When: September 2012
•    Milestone M4: Enriched publication,  and final version Web Demonstrator
When: December 2012


•    D1: Annotation standard for tagging relevant features of named entities in literary text
•    Document, XML-scheme and ISO-cat registry of used categories.
•    D2: NE lexicon
Due to IPR issues a full version of the corpus enriched with named entity tags can not be made available. Alternatively a lexicon will be compiled of the named entities found throughout the entire corpus, supplemented with their attestations (occurences in context). The lexicon will be in LMF extended format and will be CLARIN compliant and ISO CAT certified.
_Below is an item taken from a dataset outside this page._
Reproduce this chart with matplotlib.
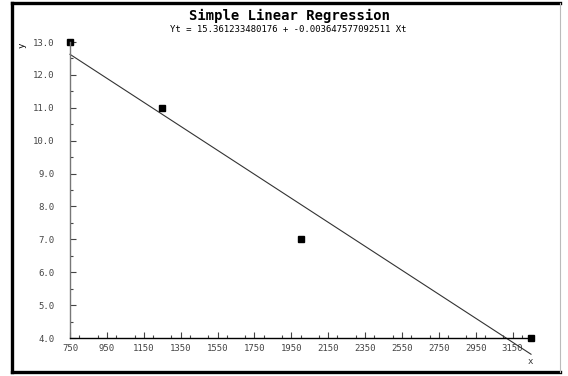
import numpy as np
import matplotlib
matplotlib.use('Agg')
import matplotlib.pyplot as plt
from matplotlib.lines import Line2D
from matplotlib.ticker import MultipleLocator

x_vals = [750, 1250, 2000, 3250]
y_vals = [13, 11, 7, 4]
intercept = 15.361233480176
slope = -0.003647577092511
x_ticks = [750, 950, 1150, 1350, 1550, 1750, 1950, 2150, 2350, 2550, 2750, 2950, 3150]
y_ticks = [4.0, 5.0, 6.0, 7.0, 8.0, 9.0, 10.0, 11.0, 12.0, 13.0]

mono = 'DejaVu Sans Mono'
W, H = 568, 376

fig = plt.figure(figsize=(5.68, 3.76), dpi=100)
fig.patch.set_facecolor('white')

# frame round the whole picture: heavy on left, top, bottom; faint on the right
L, R, T, B = 12/W, 560/W, 1 - 3/H, 1 - 372/H
fig.add_artist(Line2D([L, L], [B, T], transform=fig.transFigure, color='black', lw=2.4))
fig.add_artist(Line2D([L, R], [T, T], transform=fig.transFigure, color='black', lw=2.4))
fig.add_artist(Line2D([L, R], [B, B], transform=fig.transFigure, color='black', lw=2.4))
fig.add_artist(Line2D([R, R], [B, T], transform=fig.transFigure, color='#bbbbbb', lw=0.8))

ax = fig.add_axes([70/W, 38/H, 461/W, 296/H])
ax.set_xlim(750, 3250)
ax.set_ylim(4, 13)

fit_x = np.array([x_vals[0], x_vals[-1]])
ax.plot(fit_x, intercept + slope * fit_x, color='#333333', lw=0.8, clip_on=False)
ax.plot(x_vals, y_vals, 's', color='black', markersize=5, clip_on=False)

for s in ['top', 'right']:
    ax.spines[s].set_visible(False)
ax.spines['left'].set_color('#777777')
ax.spines['bottom'].set_color('black')
ax.spines['left'].set_linewidth(1.0)
ax.spines['bottom'].set_linewidth(1.0)

ax.set_xticks(x_ticks)
ax.set_xticklabels([str(t) for t in x_ticks], fontfamily=mono, fontsize=6.5, color='#444444')
ax.set_yticks(y_ticks)
ax.set_yticklabels(['%.1f' % t for t in y_ticks], fontfamily=mono, fontsize=6.5, color='#444444')
ax.xaxis.set_minor_locator(MultipleLocator(100))
ax.yaxis.set_minor_locator(MultipleLocator(0.5))
ax.tick_params(axis='both', which='major', direction='in', length=4, width=0.8, color='#444444')
ax.tick_params(axis='both', which='minor', direction='in', length=2.5, width=0.8, color='#444444')
ax.tick_params(axis='x', which='major', pad=4)
ax.tick_params(axis='y', which='major', pad=11)

fig.text(0.51, 1 - 16/H, 'Simple Linear Regression', ha='center', va='center',
         fontfamily=mono, fontsize=10, fontweight='bold')
fig.text(0.507, 1 - 30/H, 'Yt = %s + %s Xt' % ('15.361233480176', '-0.003647577092511'),
         ha='center', va='center', fontfamily=mono, fontsize=6.5)
fig.text(22/W, 1 - 45/H, 'y', rotation=90, ha='center', va='center',
         fontfamily=mono, fontsize=6.5)
fig.text(530/W, 1 - 362/H, 'x', ha='center', va='center',
         fontfamily=mono, fontsize=6.5, color='#333333')

fig.savefig('out.png', dpi=100)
•    D3: Trained NE recognizer
A version of the Stanford named entity recognizer as adapted for the IMPACT project by the INL, trained on the Gold Standard data set as proposed in this document will be made available on a CLARIN server at the INL.
•    D4: NE recognizer as web service and application
A version of the Stanford named entity recognizer as adapted for the IMPACT project by the INL, trained on the Gold Standard data set as proposed in this document will be made available as a web service at an INL web server.
•    D5: NE resolution module
•    D6: eXist XML database backend containing all curated data (including linked data to third party sources).
•    D7: Advanced search interface to XML data.
•    D8: Visualisation module including Barcode browser for the 532 books with advanced grouping possibilities and Network visualiser
•    D9: Enriched publication
•    D10: Deployment of search interface to XML data and Barcode browser on INL CLARIN center
•    D11: Demonstration scenario (document)
•    D12: Document describing requirements and desiderata for the CLARIN infrastructure
•    D13: Document with description of harvestable metadata

IPR and Ethical Issues: Risks
A full version of the corpus used can not be made publicly available due to IPR issues. Alternatively an annotated lexicon will be published containing names and their attestations (which will be of a length not violating IPR restrictions). The NE tagging -tool (Stanford tool + separate INL-module) and the NE-resolution tool will be publicly available.